→ **The problem**
Copy exactly the lines from the start of the material through the line with "from matplotlib.patches import Rectangle". Pictures stay out of the copy.

→ **Dataset excerpt**
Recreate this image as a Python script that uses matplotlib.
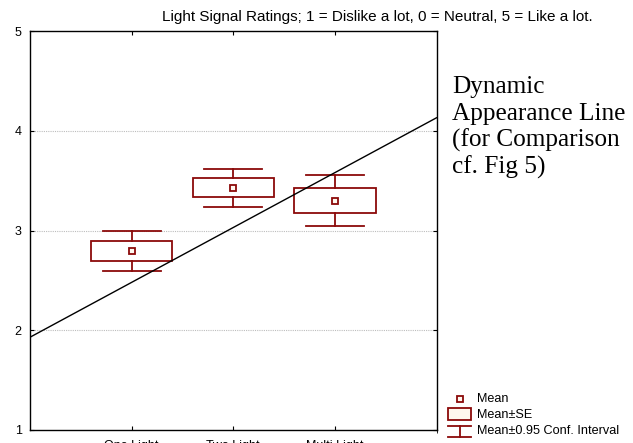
import matplotlib
matplotlib.use("Agg")
import matplotlib.pyplot as plt
from matplotlib.patches import Rectangle

# ---- data ----
categories = ["One Light", "Two Light", "Multi Light"]
means = [2.79, 3.43, 3.30]
se = [0.10, 0.095, 0.125]
ci95 = [0.20, 0.19, 0.255]
line_x = [0, 4]
line_y = [1.93, 4.13]
yticks = [1, 2, 3, 4, 5]
title = "Light Signal Ratings; 1 = Dislike a lot, 0 = Neutral, 5 = Like a lot."
note_lines = ["Dynamic", "Appearance Line", "(for Comparison", "cf. Fig 5)"]
legend_labels = ["Mean", "Mean\u00b1SE", "Mean\u00b10.95 Conf. Interval"]

W, H = 633, 443
fig = plt.figure(figsize=(W / 100, H / 100), dpi=100)
plt.rcParams['font.family'] = ['Liberation Sans', 'DejaVu Sans']

L, R, T, B = 30, 436.5, 31, 430
ax = fig.add_axes([L / W, 1 - B / H, (R - L) / W, (B - T) / H])

RED = '#8b0a0a'
box_w = 0.80
cap_w = 0.57

xs = list(range(1, len(categories) + 1))
for x, m, s, c in zip(xs, means, se, ci95):
    ax.add_patch(Rectangle((x - box_w / 2, m - s), box_w, 2 * s, facecolor='white',
                           edgecolor=RED, linewidth=1.3, zorder=3))
    ax.plot([x, x], [m + s, m + c], color=RED, lw=1.3, zorder=3)
    ax.plot([x, x], [m - s, m - c], color=RED, lw=1.3, zorder=3)
    ax.plot([x - cap_w / 2, x + cap_w / 2], [m + c, m + c], color=RED, lw=1.3, zorder=3)
    ax.plot([x - cap_w / 2, x + cap_w / 2], [m - c, m - c], color=RED, lw=1.3, zorder=3)
ax.plot(xs, means, linestyle='none', marker='s', markersize=4.5, markerfacecolor='#fff8f0',
        markeredgecolor=RED, markeredgewidth=1.3, zorder=4)

ax.plot(line_x, line_y, color='black', lw=1.0, zorder=5)

ax.set_xlim(0, 4)
ax.set_ylim(1, 5)
ax.set_yticks(yticks)
ax.set_xticks(xs)
ax.set_xticklabels(categories, fontsize=9)
ax.tick_params(axis='both', direction='in', length=3, width=0.8, labelsize=9,
               top=True, right=True, colors='black')
ax.tick_params(axis='x', pad=7)
ax.tick_params(axis='y', pad=6)
ax.set_xticks([4], minor=True)
for yy in [2, 3, 4]:
    ax.axhline(yy, color='#bdbdbd', lw=0.8, linestyle=(0, (1, 1)), zorder=1)
for sp in ax.spines.values():
    sp.set_linewidth(1.0)

fig.text(162 / W, 1 - 17 / H, title, ha='left', va='center', fontsize=11.0)

baselines = [93.3, 120, 147, 173.5]
for txt, bl in zip(note_lines, baselines):
    fig.text(452 / W, 1 - bl / H, txt, ha='left', va='baseline', fontsize=18.2,
             family=['Liberation Serif', 'DejaVu Serif'])

# legend (figure pixel coordinates)
lax = fig.add_axes([0, 0, 1, 1], facecolor='none')
lax.set_xlim(0, W)
lax.set_ylim(H, 0)
lax.axis('off')
lax.plot([460], [399], marker='s', markersize=4.5, markerfacecolor='#fff8f0',
         markeredgecolor=RED, markeredgewidth=1.3, linestyle='none')
lax.add_patch(Rectangle((448, 408), 23, 12, facecolor='#fff8ee', edgecolor=RED, linewidth=1.3))
lax.plot([460, 460], [426, 437], color=RED, lw=1.3)
lax.plot([448, 471], [426, 426], color=RED, lw=1.3)
lax.plot([448, 471], [437, 437], color=RED, lw=1.3)
for lab, yy in zip(legend_labels, [399, 415, 431]):
    lax.text(477, yy, lab, ha='left', va='center', fontsize=9.1)

fig.savefig('out.png', dpi=100)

→ **Result of the task**
Recreate this image as a Python script that uses matplotlib.
import matplotlib
matplotlib.use("Agg")
import matplotlib.pyplot as plt
from matplotlib.patches import Rectangle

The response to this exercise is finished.